Dalam sebuah artikel berjudul Aktualisasi Nilai Cina Dalam Batik Lasem oleh Rizali dan Sudardi, pada masa Kerajaan Hindu Majapahit abad 13-14 M, batik digunakan sebagai benda magis untuk sarana mistik.

Pola hias batik digunakan untuk kepentingan keagamaan bersifat simbolis dan bermakna sakral, seperti ragam hias Kawung, Bunga Padma Ceplok, Kalacakra atau Nitik Ceplok, Sayap Garuda (Lar, Sidomukti), Gringsing (Urna) dan Parang yang hanya digunakan oleh Raja dan anggota kerajaan.

Kusnin Asa dalam Mosaic of Indonesia Batik menjelaskan bahwa batik yang dibuat oleh masyarakat pesisir disebut batik Pesisiran. Sedangkan batik yang dibuat oleh masyarakat Keraton (Istana) disebut batik Pedalaman.

Batik Pesisiran memiliki warna beragam, sedangkan batik pedalaman umumnya menggunakan warna hitam, latar belakang putih biru atau coklat marun dan warna soga (coklat tua) yang memberikan nuansa gelap.
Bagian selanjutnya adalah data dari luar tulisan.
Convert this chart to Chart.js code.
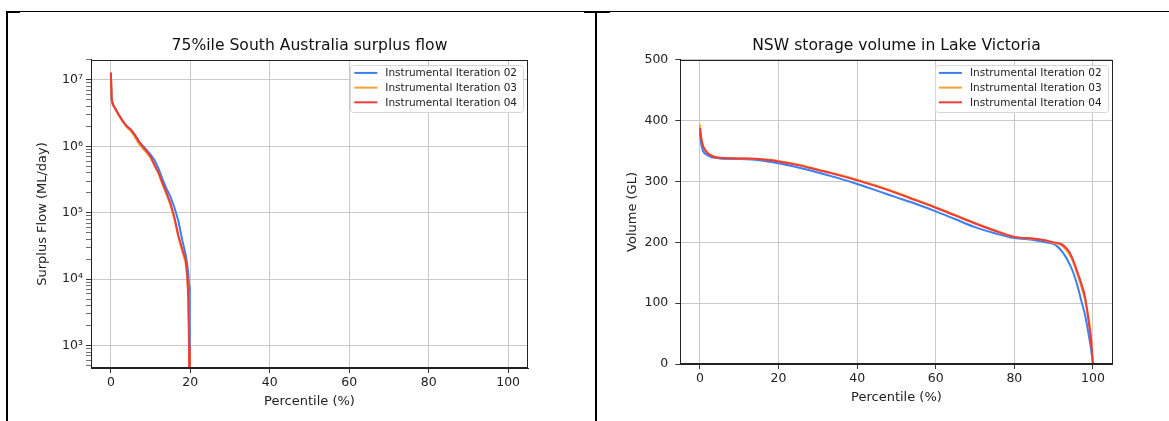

Inger McCabe Elliott membahas dalam buku Batik, Fabled Cloth of Java bahwa batik Pesisiran meliputi kota-kota penghasil batik di pesisir Jawa seperti Pekalongan, Pemalang, Cirebon, Indramayu, Garut, Batang, Semarang, Jepara, Lasem, Kudus, Banyumas, Tuban, Sampang Bangkalan Madura.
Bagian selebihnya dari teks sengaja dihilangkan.